Making these courses a mandatory requirement for every student at the university would go a long way in dissecting the facets of the Western belief system that generate such notions of gender according to both Stetz and Hattery.  

Because, in its current state, the deconstruction of these notions of gender is not reaching the mass student population at the university, and these courses in the Women and Gender Studies Department can be missed altogether throughout the whole of undergraduate study. 

“There is a multicultural requirement, and women and gender studies courses count for the multicultural requirement; but there are many ways to fulfill the multicultural requirement that don’t necessarily introduce these topics,” Stetz said.  
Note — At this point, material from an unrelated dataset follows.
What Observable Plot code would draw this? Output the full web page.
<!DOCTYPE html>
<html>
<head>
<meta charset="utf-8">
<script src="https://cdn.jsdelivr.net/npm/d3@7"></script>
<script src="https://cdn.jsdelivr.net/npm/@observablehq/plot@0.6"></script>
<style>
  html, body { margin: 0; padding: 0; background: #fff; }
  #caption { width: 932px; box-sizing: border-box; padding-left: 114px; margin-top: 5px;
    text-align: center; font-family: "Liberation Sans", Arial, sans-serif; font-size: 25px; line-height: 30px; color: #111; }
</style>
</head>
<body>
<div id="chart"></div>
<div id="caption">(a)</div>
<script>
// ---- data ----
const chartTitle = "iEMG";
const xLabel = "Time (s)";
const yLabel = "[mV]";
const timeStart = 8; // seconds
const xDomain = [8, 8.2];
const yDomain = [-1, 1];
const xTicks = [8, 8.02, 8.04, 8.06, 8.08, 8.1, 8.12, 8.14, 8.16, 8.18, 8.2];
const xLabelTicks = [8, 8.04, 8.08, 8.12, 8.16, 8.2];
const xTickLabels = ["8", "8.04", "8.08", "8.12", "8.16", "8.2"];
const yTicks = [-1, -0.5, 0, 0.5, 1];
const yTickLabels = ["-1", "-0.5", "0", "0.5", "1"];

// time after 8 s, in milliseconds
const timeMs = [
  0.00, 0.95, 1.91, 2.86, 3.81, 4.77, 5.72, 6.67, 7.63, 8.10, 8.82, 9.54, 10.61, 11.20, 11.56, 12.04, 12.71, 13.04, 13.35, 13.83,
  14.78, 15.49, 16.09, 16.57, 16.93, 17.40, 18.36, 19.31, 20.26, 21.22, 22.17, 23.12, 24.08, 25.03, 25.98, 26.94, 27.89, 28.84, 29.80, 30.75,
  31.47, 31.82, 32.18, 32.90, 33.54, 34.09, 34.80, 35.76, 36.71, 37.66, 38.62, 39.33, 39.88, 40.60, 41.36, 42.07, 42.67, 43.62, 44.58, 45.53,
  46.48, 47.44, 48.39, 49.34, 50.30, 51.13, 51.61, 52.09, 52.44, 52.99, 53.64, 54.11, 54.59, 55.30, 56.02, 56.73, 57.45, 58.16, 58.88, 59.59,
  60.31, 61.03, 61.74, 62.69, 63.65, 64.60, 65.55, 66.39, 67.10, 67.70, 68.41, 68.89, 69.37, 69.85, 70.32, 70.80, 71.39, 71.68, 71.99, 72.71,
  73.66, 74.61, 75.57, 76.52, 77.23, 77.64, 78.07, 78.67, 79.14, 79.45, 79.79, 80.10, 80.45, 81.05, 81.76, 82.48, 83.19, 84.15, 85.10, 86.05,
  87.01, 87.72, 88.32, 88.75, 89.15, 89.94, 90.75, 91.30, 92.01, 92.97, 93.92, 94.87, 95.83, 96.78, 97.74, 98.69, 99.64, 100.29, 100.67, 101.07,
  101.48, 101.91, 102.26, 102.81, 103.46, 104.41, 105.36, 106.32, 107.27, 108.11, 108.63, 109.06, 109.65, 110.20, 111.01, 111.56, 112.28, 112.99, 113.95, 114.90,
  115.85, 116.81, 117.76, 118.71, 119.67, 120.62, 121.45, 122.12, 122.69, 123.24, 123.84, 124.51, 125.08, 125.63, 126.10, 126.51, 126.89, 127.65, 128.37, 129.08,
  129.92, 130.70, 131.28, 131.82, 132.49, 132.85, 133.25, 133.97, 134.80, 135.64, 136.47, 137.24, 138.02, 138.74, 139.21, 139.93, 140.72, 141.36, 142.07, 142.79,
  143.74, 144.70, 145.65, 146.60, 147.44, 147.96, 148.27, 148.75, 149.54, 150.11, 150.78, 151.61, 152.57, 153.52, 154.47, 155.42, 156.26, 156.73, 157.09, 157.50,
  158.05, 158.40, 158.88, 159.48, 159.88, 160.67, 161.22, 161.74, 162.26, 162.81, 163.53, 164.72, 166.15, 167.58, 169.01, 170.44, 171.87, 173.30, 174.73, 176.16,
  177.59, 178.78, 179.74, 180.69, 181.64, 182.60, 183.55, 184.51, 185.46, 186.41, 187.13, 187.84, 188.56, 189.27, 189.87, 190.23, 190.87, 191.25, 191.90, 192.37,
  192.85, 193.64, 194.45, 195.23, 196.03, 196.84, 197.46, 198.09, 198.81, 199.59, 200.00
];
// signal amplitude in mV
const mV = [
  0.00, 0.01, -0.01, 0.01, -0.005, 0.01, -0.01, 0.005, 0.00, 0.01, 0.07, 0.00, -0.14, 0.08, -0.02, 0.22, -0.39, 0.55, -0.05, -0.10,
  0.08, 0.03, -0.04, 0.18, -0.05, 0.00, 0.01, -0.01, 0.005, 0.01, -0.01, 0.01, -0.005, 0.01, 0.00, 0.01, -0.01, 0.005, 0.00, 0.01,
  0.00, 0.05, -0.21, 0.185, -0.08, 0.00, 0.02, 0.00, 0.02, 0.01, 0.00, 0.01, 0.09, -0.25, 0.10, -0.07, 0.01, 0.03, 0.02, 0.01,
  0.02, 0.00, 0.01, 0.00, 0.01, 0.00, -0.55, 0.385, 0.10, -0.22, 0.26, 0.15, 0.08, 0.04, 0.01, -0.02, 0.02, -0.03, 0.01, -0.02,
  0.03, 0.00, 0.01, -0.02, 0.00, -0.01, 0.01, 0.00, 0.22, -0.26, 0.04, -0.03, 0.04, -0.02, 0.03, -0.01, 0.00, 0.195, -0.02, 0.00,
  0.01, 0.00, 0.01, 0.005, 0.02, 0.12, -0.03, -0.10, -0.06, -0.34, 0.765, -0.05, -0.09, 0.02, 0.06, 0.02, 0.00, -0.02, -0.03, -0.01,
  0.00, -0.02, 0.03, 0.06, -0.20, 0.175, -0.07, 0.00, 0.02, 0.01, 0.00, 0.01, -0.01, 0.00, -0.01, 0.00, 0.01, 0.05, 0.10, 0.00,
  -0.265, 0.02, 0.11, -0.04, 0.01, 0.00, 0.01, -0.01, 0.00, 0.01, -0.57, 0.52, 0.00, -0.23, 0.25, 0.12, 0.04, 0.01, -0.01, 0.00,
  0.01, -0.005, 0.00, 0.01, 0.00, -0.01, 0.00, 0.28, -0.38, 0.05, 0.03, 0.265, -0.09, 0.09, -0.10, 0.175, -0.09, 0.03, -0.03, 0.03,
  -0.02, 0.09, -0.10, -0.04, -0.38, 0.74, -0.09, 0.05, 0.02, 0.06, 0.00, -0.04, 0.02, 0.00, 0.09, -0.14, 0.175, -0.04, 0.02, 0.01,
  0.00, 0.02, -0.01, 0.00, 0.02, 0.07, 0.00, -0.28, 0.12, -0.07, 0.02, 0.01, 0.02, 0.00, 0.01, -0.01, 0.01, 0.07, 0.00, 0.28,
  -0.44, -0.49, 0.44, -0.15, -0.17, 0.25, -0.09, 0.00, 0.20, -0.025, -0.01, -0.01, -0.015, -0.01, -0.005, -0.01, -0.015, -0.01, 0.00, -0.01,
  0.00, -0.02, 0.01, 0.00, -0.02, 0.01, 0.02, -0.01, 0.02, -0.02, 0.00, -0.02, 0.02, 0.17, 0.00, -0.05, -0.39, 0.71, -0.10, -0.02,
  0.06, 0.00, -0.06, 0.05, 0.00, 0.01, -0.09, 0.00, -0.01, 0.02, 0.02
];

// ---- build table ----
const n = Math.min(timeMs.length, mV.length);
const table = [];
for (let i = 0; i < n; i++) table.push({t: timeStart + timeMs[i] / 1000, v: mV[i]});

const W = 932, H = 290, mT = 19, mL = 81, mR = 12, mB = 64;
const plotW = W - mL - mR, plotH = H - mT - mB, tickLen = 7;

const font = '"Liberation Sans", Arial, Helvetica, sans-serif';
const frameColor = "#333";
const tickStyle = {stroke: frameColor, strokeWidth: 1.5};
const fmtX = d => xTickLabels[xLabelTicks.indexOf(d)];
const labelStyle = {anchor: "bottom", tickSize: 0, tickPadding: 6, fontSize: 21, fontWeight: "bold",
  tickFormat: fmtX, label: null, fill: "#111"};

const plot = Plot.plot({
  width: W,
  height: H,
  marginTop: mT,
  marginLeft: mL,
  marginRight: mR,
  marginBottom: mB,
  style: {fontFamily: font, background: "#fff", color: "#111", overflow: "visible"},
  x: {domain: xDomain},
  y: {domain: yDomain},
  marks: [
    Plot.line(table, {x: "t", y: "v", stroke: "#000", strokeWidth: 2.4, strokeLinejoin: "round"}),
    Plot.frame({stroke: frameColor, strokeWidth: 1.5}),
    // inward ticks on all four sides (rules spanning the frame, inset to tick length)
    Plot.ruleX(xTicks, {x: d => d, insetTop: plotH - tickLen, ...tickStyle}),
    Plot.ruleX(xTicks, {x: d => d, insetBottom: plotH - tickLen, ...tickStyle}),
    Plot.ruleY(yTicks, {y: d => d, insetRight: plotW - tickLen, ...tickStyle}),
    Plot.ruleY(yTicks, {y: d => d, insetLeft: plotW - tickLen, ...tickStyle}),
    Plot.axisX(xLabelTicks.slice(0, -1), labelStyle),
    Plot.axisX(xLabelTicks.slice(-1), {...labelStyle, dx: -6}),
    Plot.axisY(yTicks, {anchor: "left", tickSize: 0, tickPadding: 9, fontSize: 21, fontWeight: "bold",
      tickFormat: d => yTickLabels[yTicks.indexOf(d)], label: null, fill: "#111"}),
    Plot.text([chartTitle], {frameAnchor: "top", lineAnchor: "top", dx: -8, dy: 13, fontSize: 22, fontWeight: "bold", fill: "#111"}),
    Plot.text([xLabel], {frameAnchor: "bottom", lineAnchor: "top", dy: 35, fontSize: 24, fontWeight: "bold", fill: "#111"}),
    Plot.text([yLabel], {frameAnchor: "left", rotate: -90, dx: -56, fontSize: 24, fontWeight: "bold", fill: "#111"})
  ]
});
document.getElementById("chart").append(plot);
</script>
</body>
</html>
Hattery, who teaches a class called “Women and Violence” at the university, iterated a similar point. 

“I can’t tell you how many students write in their students evaluations ‘this class should be required for every student.’”  

In these courses, “[the students] think about things, and think about perspectives, about intersectional feminism, about a lot of things that they were never hearing in other classes in high school and, in some cases, even in classes at the university,” Stetz said. 

Based on the evaluations, students who take women and gender studies courses at the university are greatly affected by the material covered in these courses.  

“I think it says they learned what they needed, what they wish they had learned and what they felt like everybody needed to know,” Hattery said.  

On the topic of instituting these mandated women and gender studies courses, Hattery spoke about the role the Center for the Study and Prevention of Gender-Based Violence plays in attempting to make this addition to the university’s curriculum. 

“The Center is doing work to try to make a much more substantive requirement,” Hattery said. “So, we’re starting with the hopes of having a one-credit course, that would be multiple weeks, added to the curriculum.” 

The Women and Gender Studies Department’s desire for curricular amendment creates momentum towards the fruition of those amendments. 

 “But adding things to the curriculum, that has to go through a whole process,” Hattery said. 

“We’re trying,” Hattery continued. “I can’t speak for what might be happening on the other direction, but I know that we haven’t been asked ‘could you ramp up and teach?’ but, in fairness, that’s probably going to have to come from the faculty, like the faculty are gonna have to demand that.” 

Hattery emphasized the work and advocacy being done in conjunction between the university’s administration and the Women and Gender Studies Department, but Hattery also encouraged the involvement of another integral part of campus culture: the student body. 

“To have students say, ‘We want this class something like this needs to happen,’ helps,” Hattery said.  

According to the accounts of both Stetz and Hattery, the university administration, following the mass criticism and demands from protestors in the wake of the assault, have shown a commitment to reaching out to expert faculty and the student body, and also listening to the suggestions the two parties have on how to respond to incidents of gender-based violence.  

“Everywhere there are more systems in place than there ever was before; there is more awareness than there ever was before, whether there is enough anywhere is really up to question,” Stetz said.   

Based on the response and subsequent actions taken by the university’s administration in the wake of the alleged assault, Stetz argues the awareness, responsiveness, and willingness to change on an institutional level in response to gender-based violence are on an upward trend.  

“There’s definitely shifts happening right this moment; and there’s a period of comment that’s allowed now where anyone can comment on these new proposals before they become official guidelines, ” Stetz said about the trajectory of gender-based violence awareness and prevention.  

Both Stetz and Hattery are in agreement that there is a need to not only address issues that result from a climate rooted in misogyny, but also the cause of the climate itself.   

According to Stetz and Hattery, this change can be orchestrated through continued educational and awareness initiatives. 

“We can’t make up for a whole 18 or 19 years of socialization,” Stetz said. “But we can at least try.”